Inside and outside his party, Cavallo has often been seen as intellectually prominent but politically difficult. Within **Acción por la República**, he was the party’s undisputed leader; outside it, he was frequently treated as a free-floating technocrat whose loyalty was to a policy model rather than to a durable partisan coalition. His strongest defenders regard him as the minister who defeated inflation and tried to modernise Argentine economic management.
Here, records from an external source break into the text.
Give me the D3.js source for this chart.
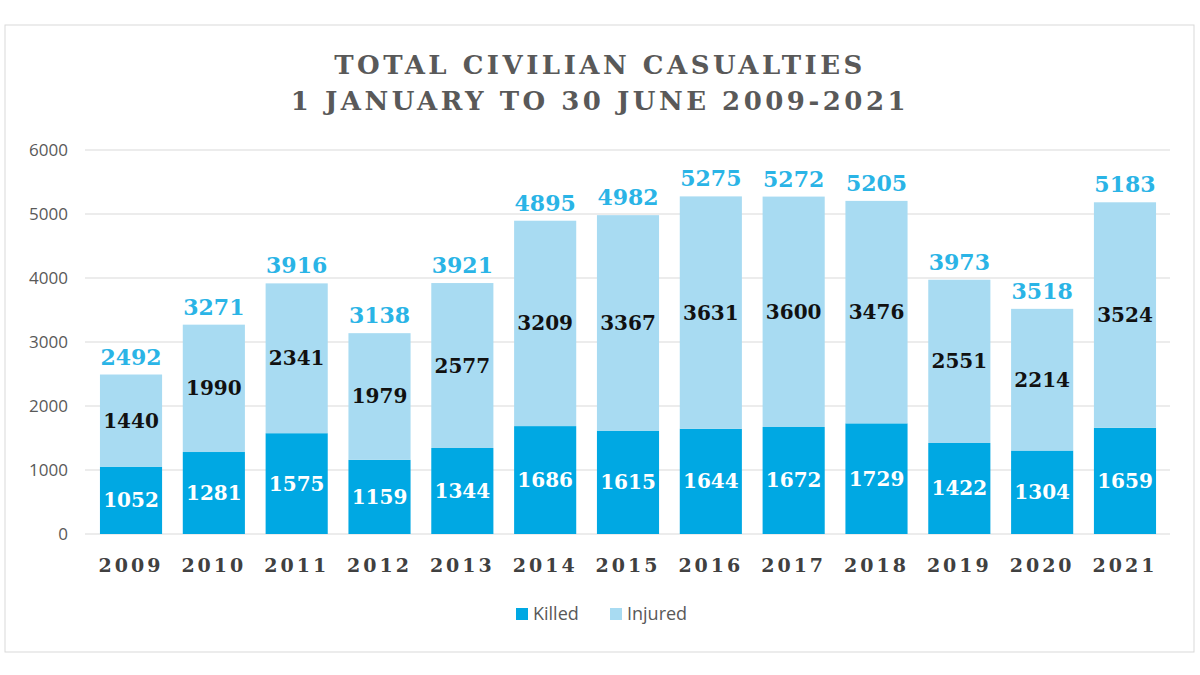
<!DOCTYPE html>
<html><head><meta charset="utf-8">
<script src="https://cdn.jsdelivr.net/npm/d3@7"></script>
<style>body{margin:0;background:#fff}</style>
</head><body>
<script>
var years = ["2009","2010","2011","2012","2013","2014","2015","2016","2017","2018","2019","2020","2021"];
var killed = [1052,1281,1575,1159,1344,1686,1615,1644,1672,1729,1422,1304,1659];
var injured = [1440,1990,2341,1979,2577,3209,3367,3631,3600,3476,2551,2214,3524];
var totals = [2492,3271,3916,3138,3921,4895,4982,5275,5272,5205,3973,3518,5183];
var yTicks = [0,1000,2000,3000,4000,5000,6000];

var cKilled = "#00a8e3", cInjured = "#a8dbf2", cTotal = "#2ab4e6";
var serif = "'DejaVu Serif', 'Liberation Serif', serif";

var svg = d3.select("body").append("svg").attr("width",1200).attr("height",675);
svg.append("rect").attr("x",5).attr("y",25).attr("width",1189).attr("height",627)
  .attr("fill","#fff").attr("stroke","#d9d9d9");

var x = d3.scaleBand().domain(years).range([89.6,1166.4]).paddingInner(0.25).paddingOuter(0.125);
var y = d3.scaleLinear().domain([0,6000]).range([534,150]);

svg.append("g").selectAll("line").data(yTicks).join("line")
  .attr("x1",85).attr("x2",1170).attr("y1",d=>y(d)).attr("y2",d=>y(d))
  .attr("stroke","#d9d9d9");
svg.append("g").selectAll("text").data(yTicks).join("text")
  .attr("x",68).attr("y",d=>y(d)+6).attr("text-anchor","end")
  .attr("font-family","'Open Sans', sans-serif").attr("font-size",17).attr("fill","#595959")
  .text(d=>d);

var g = svg.append("g");
years.forEach(function(yr,i){
  var bx = x(yr), bw = x.bandwidth();
  g.append("rect").attr("x",bx).attr("width",bw).attr("y",y(killed[i])).attr("height",y(0)-y(killed[i])).attr("fill",cKilled);
  g.append("rect").attr("x",bx).attr("width",bw).attr("y",y(killed[i]+injured[i])).attr("height",y(killed[i])-y(killed[i]+injured[i])).attr("fill",cInjured);
  var cx = bx+bw/2;
  g.append("text").attr("x",cx).attr("y",(y(0)+y(killed[i]))/2+7).attr("text-anchor","middle")
    .attr("font-family",serif).attr("font-weight","bold").attr("font-size",20).attr("fill","#fff").text(killed[i]);
  g.append("text").attr("x",cx).attr("y",(y(killed[i])+y(killed[i]+injured[i]))/2+7).attr("text-anchor","middle")
    .attr("font-family",serif).attr("font-weight","bold").attr("font-size",20).attr("fill","#111").text(injured[i]);
  g.append("text").attr("x",cx).attr("y",y(totals[i])-10).attr("text-anchor","middle")
    .attr("font-family",serif).attr("font-weight","bold").attr("font-size",22).attr("fill",cTotal).text(totals[i]);
  g.append("text").attr("x",cx).attr("y",572).attr("text-anchor","middle")
    .attr("font-family",serif).attr("font-weight","bold").attr("font-size",19).attr("letter-spacing",3)
    .attr("fill","#404040").text(yr);
});

var title = ["TOTAL CIVILIAN CASUALTIES","1 JANUARY TO 30 JUNE 2009-2021"];
svg.selectAll(".t").data(title).join("text")
  .attr("x",600).attr("y",(d,i)=>74+i*36).attr("text-anchor","middle")
  .attr("font-family",serif).attr("font-weight","bold").attr("font-size",26).attr("letter-spacing",3.5)
  .attr("fill","#595959").text(d=>d);

var legend = [["Killed",cKilled],["Injured",cInjured]];
var lx = [516,610];
legend.forEach(function(l,i){
  svg.append("rect").attr("x",lx[i]).attr("y",608).attr("width",12).attr("height",12).attr("fill",l[1]);
  svg.append("text").attr("x",lx[i]+17).attr("y",620).attr("font-family","'Open Sans', sans-serif")
    .attr("font-size",18).attr("fill","#595959").text(l[0]);
});
</script>
</body></html>
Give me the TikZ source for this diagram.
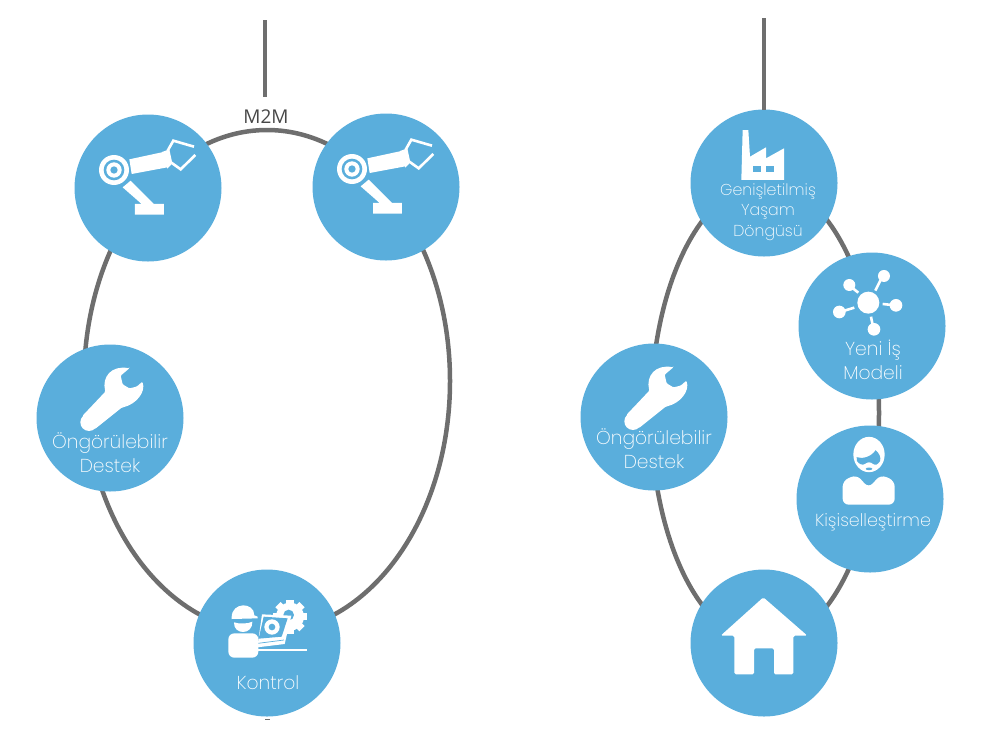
\documentclass[tikz,border=0pt]{standalone}
\usepackage{fontspec}
\usetikzlibrary{shapes.geometric}
\newfontfamily\lblfont{Poppins ExtraLight}
\setmainfont{Open Sans}
\definecolor{discblue}{HTML}{5AAEDC}
\definecolor{ringgrey}{HTML}{6E6E6E}
\tikzset{
 x=1pt,y=-1pt,
 disc/.style={circle,fill=discblue,minimum size=147pt,inner sep=0pt,outer sep=0pt},
 ring/.style={ellipse,draw=ringgrey,line width=4.5pt,inner sep=0pt,outer sep=0pt},
 wire/.style={draw=ringgrey,line width=4.5pt},
 lbl/.style={text=white,font=\lblfont\fontsize{18.7}{22}\selectfont,inner sep=0pt,anchor=center},
 smalllbl/.style={lbl,font=\lblfont\fontsize{15.8}{19}\selectfont},
 widelbl/.style={lbl,font=\lblfont\fontsize{17.4}{21}\selectfont},
 robot/.pic={
  \begin{scope}[shift={(-58,-58)},scale=0.3333]
   \fill[white] (72,120) circle (45);
   \fill[discblue] (72,120) circle (31);
   \fill[white] (72,120) circle (23);
   \fill[discblue] (72,120) circle (11);
   \fill[white] (118,88) -- (220,66) -- (232,112) -- (125,132) -- cycle;
   \fill[white] (216,66) -- (238,58) -- (247,100) -- (232,116) -- cycle;
   \draw[white,line width=2.6pt,line join=miter] (233,62) -- (250,32) -- (312,50);
   \draw[white,line width=2.6pt,line join=miter] (240,95) -- (272,118) -- (316,75);
   \fill[white] (98,172) -- (122,152) -- (192,222) -- (222,222) -- (222,254) -- (135,254) -- (135,222) -- (155,222) -- cycle;
  \end{scope}},
 wrench/.pic={
  \begin{scope}[shift={(-80,-73)},scale=0.3333]
   \fill[white] (177,232) circle (26);
   \fill[white,rounded corners=1pt] (298,70) -- (272,92) -- (278,118) -- (298,130) -- (320,125) -- (337,110)
     .. controls (348,140) and (320,178) .. (275,188) -- (195,252) -- (157,213) -- (226,140)
     .. controls (215,95) and (245,60) .. (298,70) -- cycle;
  \end{scope}},
 operator/.pic={
  \begin{scope}[shift={(-77,-73)},scale=0.3333]
   \fill[white] (300,140) circle (42);
   \foreach \a in {0,45,...,315}{
     \fill[white,rotate around={\a:(300,140)}] (289,89) rectangle (311,110);}
   \fill[discblue] (296,135) circle (16);
   \draw[white,line width=2.6pt] (205,240) -- (350,240);
   \fill[white] (216,133) -- (304,137) -- (284,222) -- (202,232) -- cycle;
   \fill[discblue] (221,140) -- (293,145) -- (275,200) -- (206,206) -- cycle;
   \draw[discblue,line width=0.7pt] (204,220) -- (282,210);
   \fill[white] (246,171) circle (23);
   \fill[discblue] (246,171) circle (10);
   \fill[white,rounded corners=6pt] (115,263) -- (115,190) -- (205,190) -- (205,263) -- cycle;
  \end{scope}
  \begin{scope}[shift={(-42,-43)},scale=0.3333]
   \fill[white] (20,52) .. controls (20,5) and (88,5) .. (88,46) -- (98,50) -- (98,55) -- (20,57) -- cycle;
   \fill[white] (27,67) .. controls (40,72) and (70,72) .. (82,65) .. controls (84,106) and (25,106) .. (27,67) -- cycle;
  \end{scope}},
 factory/.pic={
  \begin{scope}[shift={(-84,-73)},scale=0.3333]
   \fill[white] (188,60) -- (205,60) -- (210,140) -- (258,112) -- (258,145) -- (312,115) -- (312,210) -- (184,210) -- cycle;
   \fill[discblue] (220,167) rectangle (243,187);
   \fill[discblue] (258,167) rectangle (281,187);
  \end{scope}},
 network/.pic={
  \begin{scope}[shift={(-192,-216)},scale=0.3333]
   \fill[white] (565,578) circle (33);
   \fill[white] (612,498) circle (18);
   \fill[white] (508,525) circle (18);
   \fill[white] (648,586) circle (19);
   \fill[white] (478,606) circle (19);
   \fill[white] (582,658) circle (19);
   \draw[white,line width=2.6pt] (586,542) -- (602,510);
   \draw[white,line width=2.6pt] (535,548) -- (515,532);
   \draw[white,line width=2.6pt] (608,582) -- (635,585);
   \draw[white,line width=2.6pt] (523,593) -- (490,603);
   \draw[white,line width=2.6pt] (573,620) -- (578,645);
  \end{scope}},
 bearded/.pic={
  \begin{scope}[shift={(-23,-62.5)},scale=0.3333]
   \fill[white] (66,54) ellipse (47 and 53);
   \fill[discblue] (29,62) .. controls (45,68) and (72,62) .. (86,41)
     .. controls (96,50) and (103,62) .. (99,74) .. controls (92,84) and (85,88) .. (78,82)
     .. controls (72,76) and (60,76) .. (54,82) .. controls (46,88) and (36,82) .. (30,74) -- cycle;
   \fill[discblue] (66,97) ellipse (10 and 4);
  \end{scope}
  \begin{scope}[shift={(-80,-79)},scale=0.3333]
   \fill[white,rounded corners=6pt] (158,254) -- (158,182) -- (200,164) -- (236,204) -- (272,164) -- (314,182) -- (314,254) -- cycle;
  \end{scope}},
 house/.pic={
  \begin{scope}[shift={(-64,-63)},scale=0.3333]
   \fill[white,rounded corners=1.5pt] (190,52) -- (322,167) -- (280,167) -- (280,283) -- (222,283) -- (222,205) -- (162,205) -- (162,283) -- (103,283) -- (103,167) -- (62,167) -- cycle;
  \end{scope}}
}
\begin{document}
\begin{tikzpicture}
\useasboundingbox (0,0) rectangle (1000,737);
\node[ring,minimum width=366pt,minimum height=502pt] (ringL) at (267,381) {};
\node[ring,minimum width=228pt,minimum height=460pt] (ringR) at (765,413) {};
\node[disc] (armA) at (148,188) {};
\node[disc] (armB) at (386,187) {};
\node[disc] (wrenchL) at (110,418) {};
\node[disc] (ctrl) at (267,643) {};
\node[disc] (life) at (764,183) {};
\node[disc] (model) at (872,326) {};
\node[disc] (wrenchR) at (654,417) {};
\node[disc] (person) at (870,499) {};
\node[disc] (home) at (764,643) {};
\node[text=black!72,font=\fontsize{19}{22}\selectfont,inner sep=0pt] (m2m) at (266,117) {M2M};
\coordinate (topL) at (265,20);
\coordinate (topLend) at (265,97);
\coordinate (topR) at (764,18);
\coordinate (markA) at (265,719.5);
\coordinate (markB) at (270,719.5);
\draw[wire] (topL) -- (topLend);
\draw[wire] (topR) -- (life);
\draw[draw=ringgrey,line width=0.8pt] (markA) -- (markB);
\pic at (armA) {robot};
\pic at (armB) {robot};
\pic at (wrenchL) {wrench};
\pic at (wrenchR) {wrench};
\pic at (ctrl) {operator};
\pic at (life) {factory};
\pic at (model) {network};
\pic at (person) {bearded};
\pic at (home) {house};
\node[lbl] (t1) at (110,443) {Öngörülebilir};
\node[lbl] (t2) at (110,466) {Destek};
\node[lbl] (t3) at (654,439) {Öngörülebilir};
\node[lbl] (t4) at (654,462) {Destek};
\node[lbl] (t5) at (268,683) {Kontrol};
\node[smalllbl] (t6) at (768,192) {Genişletilmiş};
\node[smalllbl] (t7) at (768,212) {Yaşam};
\node[smalllbl] (t8) at (768,233) {Döngüsü};
\node[lbl] (t9) at (873,350) {Yeni İş};
\node[lbl] (t10) at (873,373) {Modeli};
\node[widelbl] (t11) at (873,522) {Kişiselleştirme};
\end{tikzpicture}
\end{document}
His critics see him as one of the principal designers of a model that overvalued the peso, deepened deindustrialisation and ended in collapse.

The defining moments of his career are the **Convertibility Plan** of 1991 and the **corralito** of 2001. Those two decisions encapsulate the arc of his public life: first, the restoration of confidence through rigid monetary discipline; later, the emergency response to the breakdown of that same framework.

## Frequently asked questions

**Who is Domingo Cavallo?** He is an Argentine economist and politician best known for serving as Minister of Economy under Carlos Menem and Fernando de la Rúa, and for designing the Convertibility Plan.

**What party did Domingo Cavallo belong to?** He was associated with **Acción por la República (AR)**, the party he founded and led.

**What was the Convertibility Plan?** It was the 1991 policy that tied the Argentine peso to the US dollar at a one-to-one rate, helping end hyperinflation and restore confidence in the currency.

**What was the corralito?** The **corralito** was the 2001 restriction on bank withdrawals introduced to stop a financial panic, but it became one of the most unpopular measures of the crisis.

**Was Domingo Cavallo a deputy?** Yes. He served as **National Deputy for the City of Buenos Aires** from **1997 to 2001**.

**Why is Cavallo controversial in Argentina?** He is praised by supporters for ending hyperinflation, but widely blamed by critics for policies that contributed to the 2001 economic collapse and the social cost of the banking freeze.